◆ **WORK INSTRUCTIONS**: Your output must be the lines below from the line containing "Recreate this image" to the line containing "from matplotlib.ticker import", both lines included, reproduced exactly and without pictures.

◆ **EXTRACTED DATA**:
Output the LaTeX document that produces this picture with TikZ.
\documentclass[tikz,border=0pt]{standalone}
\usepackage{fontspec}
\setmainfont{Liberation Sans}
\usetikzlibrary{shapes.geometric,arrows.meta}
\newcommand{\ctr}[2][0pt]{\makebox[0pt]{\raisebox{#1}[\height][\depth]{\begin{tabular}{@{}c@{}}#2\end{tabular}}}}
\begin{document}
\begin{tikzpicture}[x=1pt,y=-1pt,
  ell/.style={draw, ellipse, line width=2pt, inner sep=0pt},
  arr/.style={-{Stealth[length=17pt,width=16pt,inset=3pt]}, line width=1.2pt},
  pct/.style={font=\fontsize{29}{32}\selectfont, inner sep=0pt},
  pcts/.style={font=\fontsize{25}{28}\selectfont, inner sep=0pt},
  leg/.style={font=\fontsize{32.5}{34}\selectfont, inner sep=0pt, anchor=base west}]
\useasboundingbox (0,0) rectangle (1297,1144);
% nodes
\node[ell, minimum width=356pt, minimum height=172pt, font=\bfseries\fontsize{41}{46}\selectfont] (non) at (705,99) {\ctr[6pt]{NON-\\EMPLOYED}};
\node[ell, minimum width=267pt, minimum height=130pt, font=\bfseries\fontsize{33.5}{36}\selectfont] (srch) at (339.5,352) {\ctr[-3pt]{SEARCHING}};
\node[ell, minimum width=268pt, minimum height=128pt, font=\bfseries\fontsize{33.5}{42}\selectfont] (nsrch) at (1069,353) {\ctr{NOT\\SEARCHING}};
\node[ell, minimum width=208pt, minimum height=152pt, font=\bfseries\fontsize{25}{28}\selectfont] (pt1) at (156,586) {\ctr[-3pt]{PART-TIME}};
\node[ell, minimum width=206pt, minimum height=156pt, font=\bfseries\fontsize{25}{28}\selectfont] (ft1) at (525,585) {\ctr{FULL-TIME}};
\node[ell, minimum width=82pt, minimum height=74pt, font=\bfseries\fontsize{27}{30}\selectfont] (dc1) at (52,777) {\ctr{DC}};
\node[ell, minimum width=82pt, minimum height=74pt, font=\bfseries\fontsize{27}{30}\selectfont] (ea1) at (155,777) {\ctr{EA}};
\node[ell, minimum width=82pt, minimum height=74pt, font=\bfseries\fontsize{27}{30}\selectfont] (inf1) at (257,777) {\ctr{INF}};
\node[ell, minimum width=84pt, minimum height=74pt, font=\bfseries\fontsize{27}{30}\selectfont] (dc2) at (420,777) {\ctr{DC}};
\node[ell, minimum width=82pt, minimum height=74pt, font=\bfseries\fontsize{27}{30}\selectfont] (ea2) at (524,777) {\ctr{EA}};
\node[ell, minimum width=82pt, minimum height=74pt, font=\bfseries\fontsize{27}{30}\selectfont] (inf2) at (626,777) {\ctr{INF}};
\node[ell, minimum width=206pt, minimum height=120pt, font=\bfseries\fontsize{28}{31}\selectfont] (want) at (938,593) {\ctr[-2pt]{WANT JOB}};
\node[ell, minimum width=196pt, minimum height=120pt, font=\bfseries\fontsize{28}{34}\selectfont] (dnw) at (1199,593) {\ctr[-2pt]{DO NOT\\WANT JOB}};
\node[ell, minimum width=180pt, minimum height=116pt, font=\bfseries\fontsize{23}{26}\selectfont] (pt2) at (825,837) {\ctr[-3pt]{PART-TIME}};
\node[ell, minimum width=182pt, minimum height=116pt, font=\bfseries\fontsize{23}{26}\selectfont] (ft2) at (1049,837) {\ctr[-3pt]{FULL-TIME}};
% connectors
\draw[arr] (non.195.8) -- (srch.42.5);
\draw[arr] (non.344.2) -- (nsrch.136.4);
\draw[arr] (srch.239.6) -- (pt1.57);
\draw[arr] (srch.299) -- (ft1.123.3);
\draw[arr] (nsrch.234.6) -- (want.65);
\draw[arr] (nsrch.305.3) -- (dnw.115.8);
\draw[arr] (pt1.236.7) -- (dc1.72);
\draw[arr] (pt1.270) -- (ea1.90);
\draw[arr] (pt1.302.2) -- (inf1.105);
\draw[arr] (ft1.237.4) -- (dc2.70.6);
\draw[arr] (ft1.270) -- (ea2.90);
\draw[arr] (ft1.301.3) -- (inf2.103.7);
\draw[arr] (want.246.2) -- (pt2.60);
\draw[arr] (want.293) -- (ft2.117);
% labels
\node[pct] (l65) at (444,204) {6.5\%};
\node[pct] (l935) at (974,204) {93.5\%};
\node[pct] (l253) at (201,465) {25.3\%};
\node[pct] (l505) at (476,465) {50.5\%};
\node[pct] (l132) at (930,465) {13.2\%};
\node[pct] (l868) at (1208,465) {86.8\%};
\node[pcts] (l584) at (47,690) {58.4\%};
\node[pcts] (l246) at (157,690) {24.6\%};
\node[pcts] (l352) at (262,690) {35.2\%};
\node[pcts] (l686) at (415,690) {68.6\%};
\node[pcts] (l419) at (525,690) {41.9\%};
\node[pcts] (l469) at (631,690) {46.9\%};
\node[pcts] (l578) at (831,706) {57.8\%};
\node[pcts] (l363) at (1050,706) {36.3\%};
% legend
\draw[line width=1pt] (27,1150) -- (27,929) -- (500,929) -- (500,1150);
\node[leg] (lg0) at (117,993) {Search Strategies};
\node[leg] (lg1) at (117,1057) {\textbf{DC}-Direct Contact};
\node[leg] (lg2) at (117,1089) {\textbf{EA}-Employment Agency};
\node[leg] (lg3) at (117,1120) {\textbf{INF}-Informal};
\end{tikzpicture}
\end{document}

...

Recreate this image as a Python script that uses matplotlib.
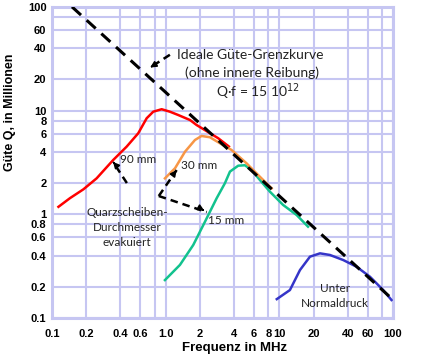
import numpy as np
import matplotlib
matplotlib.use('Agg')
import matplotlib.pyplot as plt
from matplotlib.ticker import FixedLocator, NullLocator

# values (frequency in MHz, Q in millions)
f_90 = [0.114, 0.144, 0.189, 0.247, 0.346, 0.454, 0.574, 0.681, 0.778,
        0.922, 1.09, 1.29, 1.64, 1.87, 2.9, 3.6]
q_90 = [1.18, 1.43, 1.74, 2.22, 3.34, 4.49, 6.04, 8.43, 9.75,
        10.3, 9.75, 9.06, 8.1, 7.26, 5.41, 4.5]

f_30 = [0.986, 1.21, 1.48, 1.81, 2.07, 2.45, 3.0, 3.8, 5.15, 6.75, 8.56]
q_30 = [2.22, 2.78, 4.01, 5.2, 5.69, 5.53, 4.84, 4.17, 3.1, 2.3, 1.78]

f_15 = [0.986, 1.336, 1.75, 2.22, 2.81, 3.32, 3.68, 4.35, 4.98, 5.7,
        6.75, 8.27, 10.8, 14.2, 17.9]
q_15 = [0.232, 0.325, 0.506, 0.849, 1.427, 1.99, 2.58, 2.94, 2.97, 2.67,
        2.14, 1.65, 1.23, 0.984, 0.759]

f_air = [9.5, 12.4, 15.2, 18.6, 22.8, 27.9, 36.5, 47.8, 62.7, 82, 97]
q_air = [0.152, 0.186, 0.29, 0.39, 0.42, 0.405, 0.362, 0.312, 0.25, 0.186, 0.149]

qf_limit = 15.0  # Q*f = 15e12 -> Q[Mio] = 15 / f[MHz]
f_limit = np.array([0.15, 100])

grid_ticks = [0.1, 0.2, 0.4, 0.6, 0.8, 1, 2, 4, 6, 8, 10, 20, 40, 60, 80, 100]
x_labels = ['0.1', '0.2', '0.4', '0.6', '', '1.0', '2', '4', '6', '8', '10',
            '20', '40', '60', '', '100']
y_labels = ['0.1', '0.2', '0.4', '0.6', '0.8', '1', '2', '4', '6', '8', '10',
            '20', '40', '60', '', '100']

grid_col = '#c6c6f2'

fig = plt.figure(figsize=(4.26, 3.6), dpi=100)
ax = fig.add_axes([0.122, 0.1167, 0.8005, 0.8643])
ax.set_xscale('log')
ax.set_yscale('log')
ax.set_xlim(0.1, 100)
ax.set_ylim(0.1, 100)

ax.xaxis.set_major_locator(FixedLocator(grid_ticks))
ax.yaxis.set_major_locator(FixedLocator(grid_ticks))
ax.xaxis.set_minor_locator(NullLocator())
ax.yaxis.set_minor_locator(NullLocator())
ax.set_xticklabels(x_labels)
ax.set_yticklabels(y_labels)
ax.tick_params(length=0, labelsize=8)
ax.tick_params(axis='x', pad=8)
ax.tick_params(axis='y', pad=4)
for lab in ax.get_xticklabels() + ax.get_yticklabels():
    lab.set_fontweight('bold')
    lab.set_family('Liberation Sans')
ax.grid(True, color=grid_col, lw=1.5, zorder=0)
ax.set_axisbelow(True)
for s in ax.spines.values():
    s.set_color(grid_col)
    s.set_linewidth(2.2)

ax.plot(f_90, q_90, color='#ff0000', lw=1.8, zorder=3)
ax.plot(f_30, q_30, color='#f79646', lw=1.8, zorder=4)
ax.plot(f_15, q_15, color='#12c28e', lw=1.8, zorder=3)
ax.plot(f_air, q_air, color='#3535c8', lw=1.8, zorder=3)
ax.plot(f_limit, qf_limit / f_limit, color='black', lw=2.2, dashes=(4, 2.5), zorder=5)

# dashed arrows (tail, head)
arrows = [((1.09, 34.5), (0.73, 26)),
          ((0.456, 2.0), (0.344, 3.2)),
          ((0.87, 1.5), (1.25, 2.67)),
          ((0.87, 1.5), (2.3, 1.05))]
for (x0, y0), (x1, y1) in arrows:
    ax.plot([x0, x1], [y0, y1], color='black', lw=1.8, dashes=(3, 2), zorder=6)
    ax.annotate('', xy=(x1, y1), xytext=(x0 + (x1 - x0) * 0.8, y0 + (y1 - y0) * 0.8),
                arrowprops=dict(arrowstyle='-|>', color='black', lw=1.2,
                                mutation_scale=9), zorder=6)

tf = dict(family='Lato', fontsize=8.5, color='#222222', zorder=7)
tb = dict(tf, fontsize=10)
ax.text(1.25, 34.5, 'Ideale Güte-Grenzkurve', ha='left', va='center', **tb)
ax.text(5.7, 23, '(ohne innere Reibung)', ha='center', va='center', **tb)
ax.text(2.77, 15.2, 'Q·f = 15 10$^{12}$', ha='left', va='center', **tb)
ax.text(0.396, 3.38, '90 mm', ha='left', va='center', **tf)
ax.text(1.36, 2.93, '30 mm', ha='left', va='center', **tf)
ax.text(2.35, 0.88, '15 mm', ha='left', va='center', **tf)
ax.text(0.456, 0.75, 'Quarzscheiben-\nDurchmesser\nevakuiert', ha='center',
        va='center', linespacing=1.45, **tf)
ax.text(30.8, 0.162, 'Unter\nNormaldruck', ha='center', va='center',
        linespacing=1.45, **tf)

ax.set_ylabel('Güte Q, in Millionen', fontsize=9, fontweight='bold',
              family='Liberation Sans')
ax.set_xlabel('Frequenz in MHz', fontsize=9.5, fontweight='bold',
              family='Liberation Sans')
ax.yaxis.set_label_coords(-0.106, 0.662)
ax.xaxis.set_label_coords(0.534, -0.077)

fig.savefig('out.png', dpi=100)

--

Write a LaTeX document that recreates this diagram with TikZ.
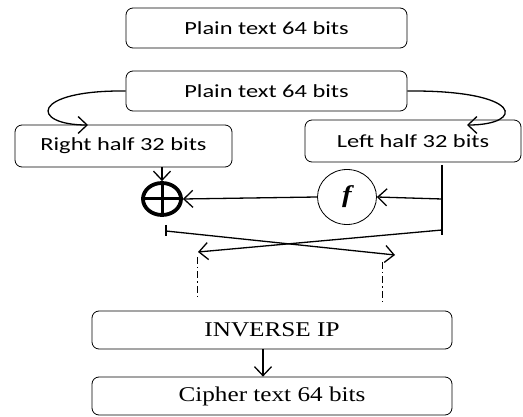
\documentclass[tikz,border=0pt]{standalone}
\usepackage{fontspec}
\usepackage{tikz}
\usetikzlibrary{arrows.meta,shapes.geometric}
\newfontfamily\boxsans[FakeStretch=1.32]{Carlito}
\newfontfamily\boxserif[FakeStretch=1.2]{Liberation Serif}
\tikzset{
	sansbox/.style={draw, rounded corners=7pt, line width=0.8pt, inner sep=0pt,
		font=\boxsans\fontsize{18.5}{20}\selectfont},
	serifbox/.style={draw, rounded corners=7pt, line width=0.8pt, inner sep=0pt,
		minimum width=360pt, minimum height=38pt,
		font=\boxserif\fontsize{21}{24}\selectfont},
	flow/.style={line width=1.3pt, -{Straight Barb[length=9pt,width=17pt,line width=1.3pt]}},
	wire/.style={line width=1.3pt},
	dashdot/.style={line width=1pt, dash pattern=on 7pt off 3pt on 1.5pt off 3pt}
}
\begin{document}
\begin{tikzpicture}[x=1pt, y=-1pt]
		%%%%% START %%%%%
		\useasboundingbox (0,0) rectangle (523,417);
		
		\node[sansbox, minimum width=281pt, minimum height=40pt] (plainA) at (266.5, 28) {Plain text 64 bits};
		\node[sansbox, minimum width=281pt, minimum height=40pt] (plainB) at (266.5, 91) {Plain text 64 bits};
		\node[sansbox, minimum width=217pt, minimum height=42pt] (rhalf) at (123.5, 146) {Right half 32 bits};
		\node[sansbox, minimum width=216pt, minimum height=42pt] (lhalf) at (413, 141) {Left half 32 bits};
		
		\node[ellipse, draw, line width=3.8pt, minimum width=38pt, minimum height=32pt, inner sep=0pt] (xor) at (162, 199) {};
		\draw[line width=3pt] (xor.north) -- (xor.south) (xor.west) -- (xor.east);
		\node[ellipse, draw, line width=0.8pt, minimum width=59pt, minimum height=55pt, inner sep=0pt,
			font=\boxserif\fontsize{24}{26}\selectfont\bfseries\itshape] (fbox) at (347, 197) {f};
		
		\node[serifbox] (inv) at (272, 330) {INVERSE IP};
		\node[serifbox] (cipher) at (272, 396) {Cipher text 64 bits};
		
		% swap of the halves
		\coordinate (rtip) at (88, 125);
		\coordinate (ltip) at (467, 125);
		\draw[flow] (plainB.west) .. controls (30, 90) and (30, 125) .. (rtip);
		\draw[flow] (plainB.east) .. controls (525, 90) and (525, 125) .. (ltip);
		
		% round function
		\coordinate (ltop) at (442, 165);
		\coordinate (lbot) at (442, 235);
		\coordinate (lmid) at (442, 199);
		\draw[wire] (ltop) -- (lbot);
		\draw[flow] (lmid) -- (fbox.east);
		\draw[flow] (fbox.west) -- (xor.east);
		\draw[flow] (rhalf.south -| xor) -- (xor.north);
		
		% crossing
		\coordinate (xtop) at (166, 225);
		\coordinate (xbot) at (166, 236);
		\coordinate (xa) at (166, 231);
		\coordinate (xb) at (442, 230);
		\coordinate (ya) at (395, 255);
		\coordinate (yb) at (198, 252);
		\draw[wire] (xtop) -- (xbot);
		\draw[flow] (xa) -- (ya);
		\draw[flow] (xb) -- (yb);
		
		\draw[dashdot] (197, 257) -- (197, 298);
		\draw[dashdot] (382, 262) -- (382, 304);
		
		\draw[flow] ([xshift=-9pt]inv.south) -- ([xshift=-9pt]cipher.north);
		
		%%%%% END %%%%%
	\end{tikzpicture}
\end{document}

◆ **ANSWER TO THE PROBLEM**:
Recreate this image as a Python script that uses matplotlib.
import numpy as np
import matplotlib
matplotlib.use('Agg')
import matplotlib.pyplot as plt
from matplotlib.ticker import FixedLocator, NullLocator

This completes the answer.